There is a growing body of literature that describes how business faculty can effectively use movies to teach a variety of difficult topics in the classroom (Champoux, 2001, 2006; Hatfield and Buchko, 2008; Philpot & Ogelsby, 2005). Movies are able to bring situations and people to life in ways that lectures, cases, and textbooks simply cannot. That addresses an imperative because as noted, students, especially undergraduates, do not have the business experience and organizational context within which to place much of what is learned in the classroom. This is especially the case when studying the managerial motivations (e.g., personalities, egos, and greed) surrounding strategic decisions such as corporate takeovers and proxy fights or malfeasance such as insider trading, and fraud. Serey (1992), has demonstrated uses of the movie Dead Poets Society to teach management and organizational behavior and Harrington and Griffin (1989), employ the popular science fiction movie Aliens to teach leadership and power.
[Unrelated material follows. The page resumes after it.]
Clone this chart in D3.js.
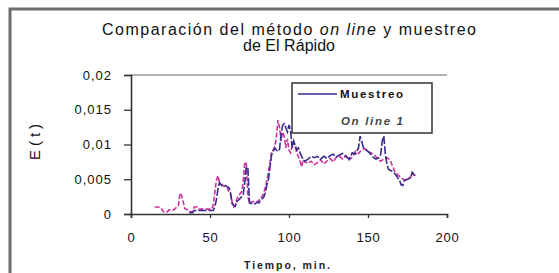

Building upon this foundation, this paper makes the following two contributions to the literature on management education and integrity. First, it provides insights on what types of media are appropriate for instruction in the classroom. The paper highlights full-length feature films, documentary films, and movie clips from full-length feature films. The insights offered are intended to enable instructors to maximize students’ classroom experience by matching specific media with pertinent business concepts. Second, it describes how instructors can use these media in the classroom to facilitate learning on subjects as varied as stakeholder management, leveraged buyouts, perverse employee incentive systems, fraudulent accounting practices, and rogue financial trading.

Key Terms in this Chapter

Leveraged Buyout: The acquisition of a company where a significant percentage of the purchase is financed with debt.

Pump and Dump Scam: A form of stock fraud that involves artificially inflating (pumping) the price of the stock of a near-defunct company by convincing one group of investors to purchase shares in order for other investors to sell (dump) the shares at the inflated price.

Insider Trading: Trading in a company’s securities by individuals who possess non-public information.

Agency Theory: An academic theory that involves the relationships between principals (such as company shareholders) and agents (such as managers) and the costs of aligning the interests of the two groups.

Information Asymmetry: A condition in which all market participants do not have access to the same information, which can lead to one party taking advantage of another.

Rank and Yank: A performance appraisal system under which the top group of performers are significantly rewarded and the bottom group of -performers are warned to either improve their performance or be terminated.

Film Clip: A short excerpt from a movie or television program selected to illustrate a teaching point.